Only the lines from the start of the data through the line with "import * as" belong in the copy. Restate them word for word, minus the pictures.
* * *
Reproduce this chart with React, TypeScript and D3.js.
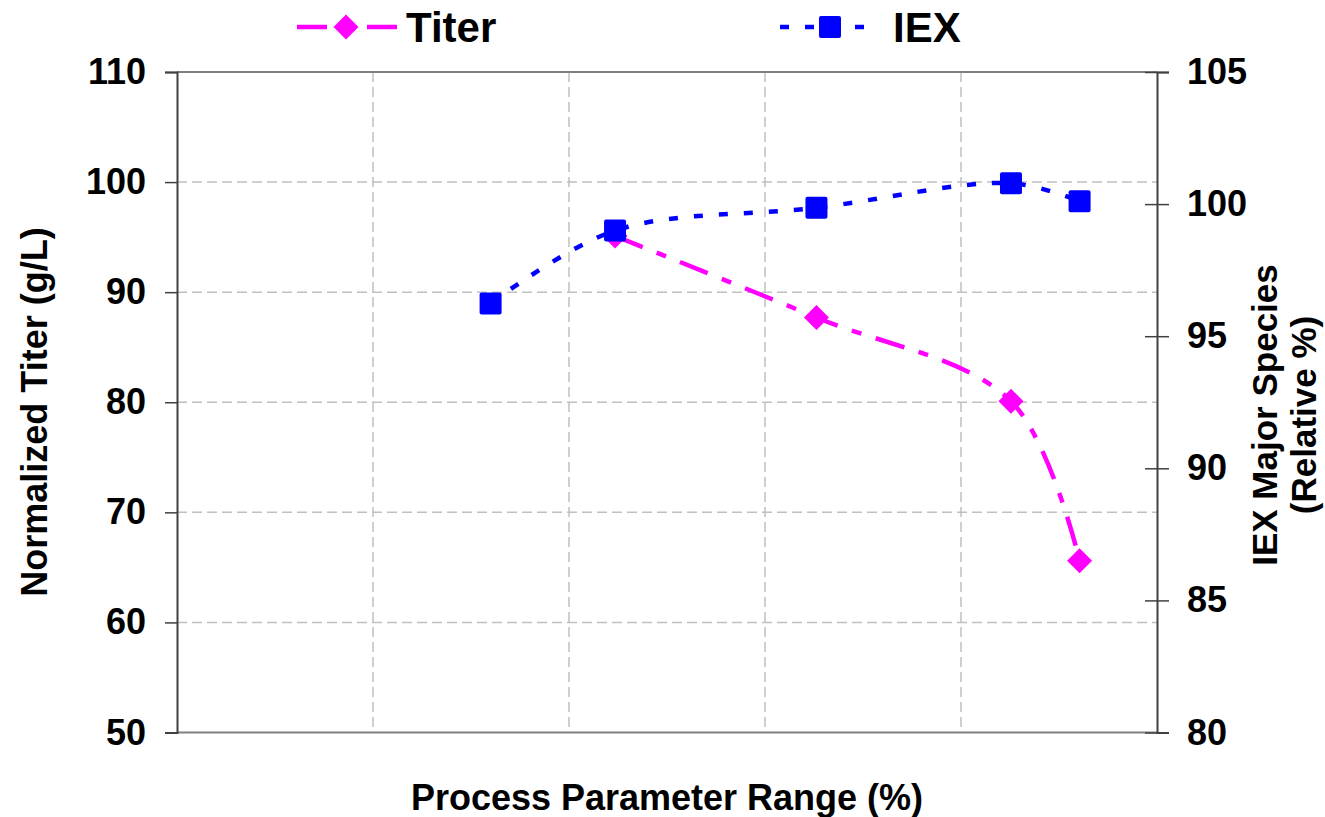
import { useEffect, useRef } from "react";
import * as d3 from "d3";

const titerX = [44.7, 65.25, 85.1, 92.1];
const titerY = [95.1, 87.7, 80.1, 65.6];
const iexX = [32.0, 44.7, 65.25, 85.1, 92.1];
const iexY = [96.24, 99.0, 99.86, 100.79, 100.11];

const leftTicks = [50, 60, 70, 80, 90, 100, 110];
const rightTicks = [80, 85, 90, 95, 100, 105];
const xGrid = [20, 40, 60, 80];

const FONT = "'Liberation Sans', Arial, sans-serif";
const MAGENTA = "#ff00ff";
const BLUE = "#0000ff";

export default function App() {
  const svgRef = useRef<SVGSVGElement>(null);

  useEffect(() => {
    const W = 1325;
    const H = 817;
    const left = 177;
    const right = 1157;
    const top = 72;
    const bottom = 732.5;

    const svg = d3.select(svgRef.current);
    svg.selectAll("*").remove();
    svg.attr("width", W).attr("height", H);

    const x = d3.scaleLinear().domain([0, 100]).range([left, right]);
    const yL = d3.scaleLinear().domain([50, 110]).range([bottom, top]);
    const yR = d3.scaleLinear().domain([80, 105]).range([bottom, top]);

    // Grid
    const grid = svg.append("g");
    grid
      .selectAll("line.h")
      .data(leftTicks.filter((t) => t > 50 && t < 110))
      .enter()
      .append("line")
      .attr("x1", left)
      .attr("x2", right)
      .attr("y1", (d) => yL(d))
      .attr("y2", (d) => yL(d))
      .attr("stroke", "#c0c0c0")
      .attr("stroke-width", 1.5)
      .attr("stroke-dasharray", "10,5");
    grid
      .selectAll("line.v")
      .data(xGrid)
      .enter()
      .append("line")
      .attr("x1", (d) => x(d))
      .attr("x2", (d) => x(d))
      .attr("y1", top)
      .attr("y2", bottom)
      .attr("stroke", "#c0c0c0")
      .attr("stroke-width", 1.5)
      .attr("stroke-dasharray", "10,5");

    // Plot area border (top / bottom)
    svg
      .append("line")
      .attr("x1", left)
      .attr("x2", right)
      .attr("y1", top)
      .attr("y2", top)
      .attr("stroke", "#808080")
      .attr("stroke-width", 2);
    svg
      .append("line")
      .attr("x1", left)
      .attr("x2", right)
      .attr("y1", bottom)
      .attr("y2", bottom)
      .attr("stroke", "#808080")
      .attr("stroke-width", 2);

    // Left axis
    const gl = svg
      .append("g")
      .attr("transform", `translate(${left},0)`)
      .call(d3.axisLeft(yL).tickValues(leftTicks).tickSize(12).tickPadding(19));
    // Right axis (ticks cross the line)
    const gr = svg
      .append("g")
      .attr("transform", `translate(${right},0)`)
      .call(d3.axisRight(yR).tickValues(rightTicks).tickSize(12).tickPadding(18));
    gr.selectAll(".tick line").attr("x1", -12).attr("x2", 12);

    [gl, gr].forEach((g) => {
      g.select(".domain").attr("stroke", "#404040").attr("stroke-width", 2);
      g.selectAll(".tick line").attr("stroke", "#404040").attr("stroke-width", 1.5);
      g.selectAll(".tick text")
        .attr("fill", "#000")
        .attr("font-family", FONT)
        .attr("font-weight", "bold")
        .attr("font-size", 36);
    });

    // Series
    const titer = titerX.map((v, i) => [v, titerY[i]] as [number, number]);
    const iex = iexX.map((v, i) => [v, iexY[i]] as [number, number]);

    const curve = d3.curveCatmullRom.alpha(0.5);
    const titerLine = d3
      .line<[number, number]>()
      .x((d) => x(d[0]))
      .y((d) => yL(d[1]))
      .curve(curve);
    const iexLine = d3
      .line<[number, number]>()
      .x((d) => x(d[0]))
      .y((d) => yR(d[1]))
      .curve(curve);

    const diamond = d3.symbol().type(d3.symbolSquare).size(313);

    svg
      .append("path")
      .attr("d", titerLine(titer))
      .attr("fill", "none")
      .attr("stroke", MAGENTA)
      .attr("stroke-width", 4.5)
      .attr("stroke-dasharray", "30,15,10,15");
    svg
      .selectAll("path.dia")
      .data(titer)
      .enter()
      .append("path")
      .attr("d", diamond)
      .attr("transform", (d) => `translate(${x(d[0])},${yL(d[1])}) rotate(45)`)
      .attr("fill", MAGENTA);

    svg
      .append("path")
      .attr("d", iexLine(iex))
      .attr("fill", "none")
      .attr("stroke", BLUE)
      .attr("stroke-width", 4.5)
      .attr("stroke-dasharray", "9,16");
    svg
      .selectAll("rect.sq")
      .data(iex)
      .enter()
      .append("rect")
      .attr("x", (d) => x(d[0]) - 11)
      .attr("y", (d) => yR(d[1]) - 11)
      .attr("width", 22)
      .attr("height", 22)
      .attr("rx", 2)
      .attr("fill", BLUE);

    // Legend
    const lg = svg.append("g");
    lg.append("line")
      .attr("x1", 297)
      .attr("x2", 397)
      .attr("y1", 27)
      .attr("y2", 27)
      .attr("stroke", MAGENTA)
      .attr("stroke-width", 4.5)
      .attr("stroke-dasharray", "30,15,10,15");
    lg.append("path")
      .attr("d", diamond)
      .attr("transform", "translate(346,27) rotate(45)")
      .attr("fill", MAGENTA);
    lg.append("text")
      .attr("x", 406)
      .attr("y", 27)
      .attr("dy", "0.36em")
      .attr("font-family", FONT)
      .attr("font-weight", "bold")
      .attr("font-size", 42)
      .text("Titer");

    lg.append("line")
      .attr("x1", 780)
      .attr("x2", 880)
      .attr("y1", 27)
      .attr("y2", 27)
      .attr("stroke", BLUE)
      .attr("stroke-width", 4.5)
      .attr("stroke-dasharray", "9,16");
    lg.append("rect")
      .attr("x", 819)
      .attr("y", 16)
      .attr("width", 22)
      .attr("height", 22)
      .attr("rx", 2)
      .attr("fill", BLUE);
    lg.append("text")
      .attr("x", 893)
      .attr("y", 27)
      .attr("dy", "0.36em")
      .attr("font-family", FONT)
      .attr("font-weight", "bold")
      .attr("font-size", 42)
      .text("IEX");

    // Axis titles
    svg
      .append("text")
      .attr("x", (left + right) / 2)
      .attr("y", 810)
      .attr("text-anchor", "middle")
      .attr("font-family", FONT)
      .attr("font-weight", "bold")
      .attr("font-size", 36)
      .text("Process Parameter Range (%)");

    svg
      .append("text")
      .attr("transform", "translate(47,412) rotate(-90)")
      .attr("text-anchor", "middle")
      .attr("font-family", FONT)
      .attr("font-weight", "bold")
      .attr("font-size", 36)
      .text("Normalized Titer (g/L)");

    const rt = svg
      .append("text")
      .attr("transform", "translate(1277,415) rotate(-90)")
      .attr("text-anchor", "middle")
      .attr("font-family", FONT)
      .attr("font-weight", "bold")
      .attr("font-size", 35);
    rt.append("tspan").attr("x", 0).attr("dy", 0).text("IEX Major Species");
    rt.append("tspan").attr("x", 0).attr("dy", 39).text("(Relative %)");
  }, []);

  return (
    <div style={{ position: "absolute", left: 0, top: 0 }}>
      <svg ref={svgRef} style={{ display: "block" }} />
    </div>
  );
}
* * *
• Finished task:
Reproduce this chart with React, TypeScript and D3.js.
import { useEffect, useRef } from "react";
import * as d3 from "d3";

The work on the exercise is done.